After a few hours, Mama finally got to her feet, sauntered over for a drink of water and wallowed in a favorite mud hole.  The hard work was done and she took a break herself.  The ten babies cuddled into a mass and took a nap.


all 10 piglets eating - the unlucky ones are on the bottom tier
By the end of a long day (I do not think farmers have short days.), Glenn had finished building one complete pig pen. He filled the pen with hay and placed a heat lamp in one corner.  Then, he moved the piglets two at a time into their new quarters.  As Glenn held two piglets, he determined their sex and I sprayed their navels with iodine.   Mama pig was getting irritated as her little babies were leaving her side.  Once  eight were moved, she followed them into the new pen.  
 

Glenn fed the Mama some peanuts and the little piggies went to sleep under the heat lamp.


Then, Glenn released the other two pregnant Tamworths from their pasture and they wondered into the shed looking for treats and water.  They saw the babies, took one look, and went back to eating. 
The two pregnant Tamworth gilts waiting their turn to become Mamas!

Any day now, these two should be having babies of their own.  And, I hope, Becky will be around to enjoy the entire birthing process.

The experience was wonderful and enlightening for me.

 

Update on Puppy - Glenn took Puppy down to the main flock this afternoon and left him with Avalanche and the entire flock of ewes and lambs.  When he returned back to the house without Puppy, I made him go back and retrieve the little tike.  Puppy is only 6 weeks old.  What was Glenn thinking?

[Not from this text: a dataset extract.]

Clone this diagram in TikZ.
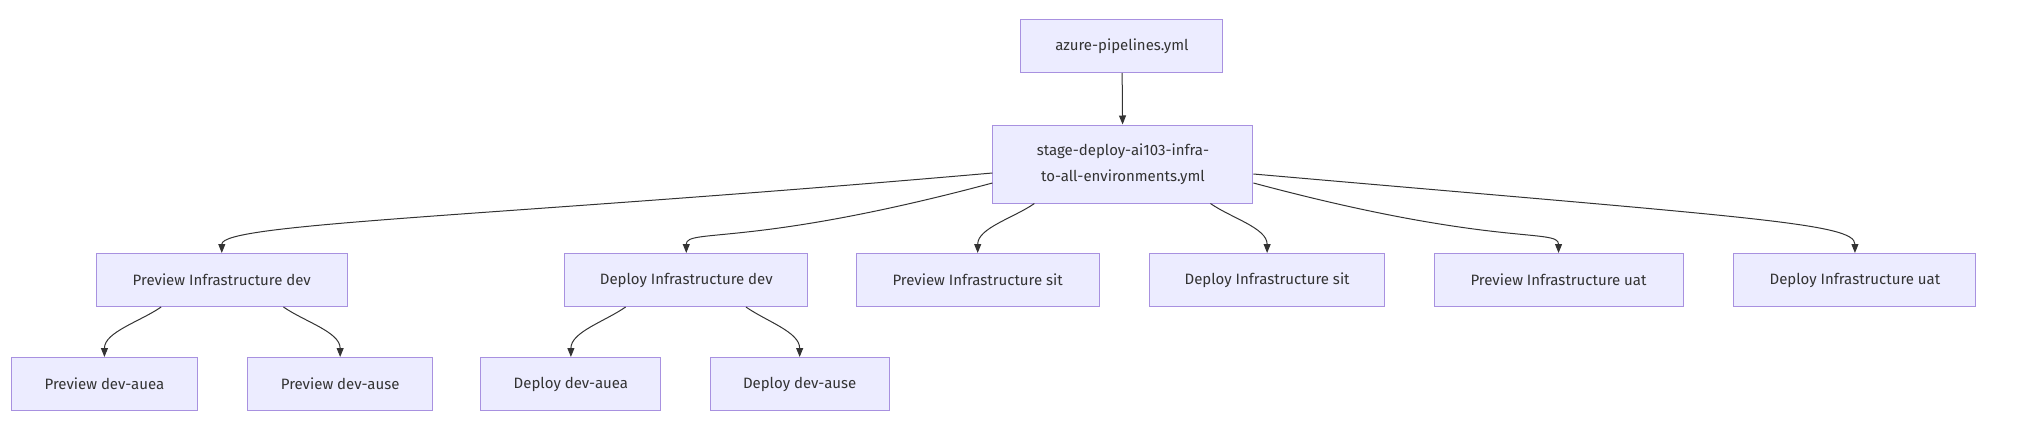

Besides, I observed a Bald Eagle (my first eagle sighting on our farm for me) soaring the pastures this morning.  Looking for a tasty morsel to eat?  Do eagles eat puppies?  I did not want to take any chances.   So, Glenn went back down to the lower pasture and returned with Puppy riding in the tool box.  Puppy looked content. 

Saturday, August 2, 2014

The Last Option


Friday, we finally pursued our last option for trying to protect our sheep and lambs from predators.  We bought a guard dog.  In fact, we bought two.

 

The first is a seasoned guard dog, a Great Pyrenees, who lost her job when her owners moved from a large farm.  Avalanche had nothing to do and was getting quite bored.  I only hope that she can return to the task she had been trained to do without much input from us.  Dog trainers we are not.
 
 
 
 
Avalanche will live with the sheep.  We will feed Avalanche wherever she is with the sheep.  And, she is to have limited contact with us and our ‘pet’ dogs.  This might be a challenge. 

 

The second guard dog, purchased from a different home, is actually a 6-week old puppy. The puppy, unnamed at the moment, is also a Great Pyrenees, but he is not ready for the big league. This puppy will need the full course training and he will need about 18 months to mature.
 

 
Puppy is so cute. Unfortunately, the first step of training is not to bond with the puppy as a pet.  This puppy is going to be a working dog and he has to start bonding with his charges, the sheep, immediately.  So, the first step is to have the puppy live with the sheep.  We actually have the two lambs, which I had been bottle-feeding for months, to be his first companions. 
 
It is difficult to steer clear of a fluffy, cuddly puppy.  I already am not fond of this guard dog business.

 

Puppy is too young to live with the flock.  He could easily become prey himself.  The advice was that he join the flock at 6 months of age to begin his formal training.  Around 18 months, he should be a novice guard dog.  Until then, he needs to bond with his future responsibilities, stay away from our dogs, and not become a pet.  At six months, he can join Avalanche and she will become his ‘hands on’ trainer.

 
Are you my Mommy?

Well, that is the plan.

 

What I noticed, and having no prior knowledge of Great Pyrenees, is that they seem to be very docile.  And, I am wondering how this breed is known for protecting livestock against, let’s say, coyotes?  But, they do and they are great at doing such.  Who am I to question?

 
I can be scary.  I can deter coyotes!

My only hope is that this option, having guard dogs, actually works to protect our sheep and lambs.  We need all the help we can get to ward off the growing presence of coyotes.

 

This is our last alternative!

 

Since we returned home with the canines in tow late Friday night, both Avalanche and Puppy spent their first night in the barn.  Yesterday morning, even though we were having a slight drizzle, Glenn and I drove Avalanche down to the flerd. Our two dogs, of course, followed.

 

Glenn separated the cattle out so that Avalanche would not be too overwhelmed with all our livestock at once.  Avalanche slowly sauntered about the pasture.  The flock kept their distance.  There was no barking, no fanfare.  Well…there was barking…by Sammy who decided to annoy Jenny, our donkey.  But, he, too, settled down.

 

Soon, Becky joined us with Puppy lovingly embraced in her arms. Yikes…no bonding Becky!!!!

 

 
The little tike stayed close by us as Sammy and Buddy circled and played what seemed to be a game of Follow the Leader.

 

It was time to let Avalanche be on her own with the sheep and lambs for company.  She followed us to the gate and sat and watched as we drove away.

 

I am sure she will acclimate in short order.  If not…who is going to train Puppy????

 

Later, Glenn went down to feed Avalanche and brought Puppy along so that he could get another dose of the flock.

 

All is well.

 

Of course, only one full day has passed.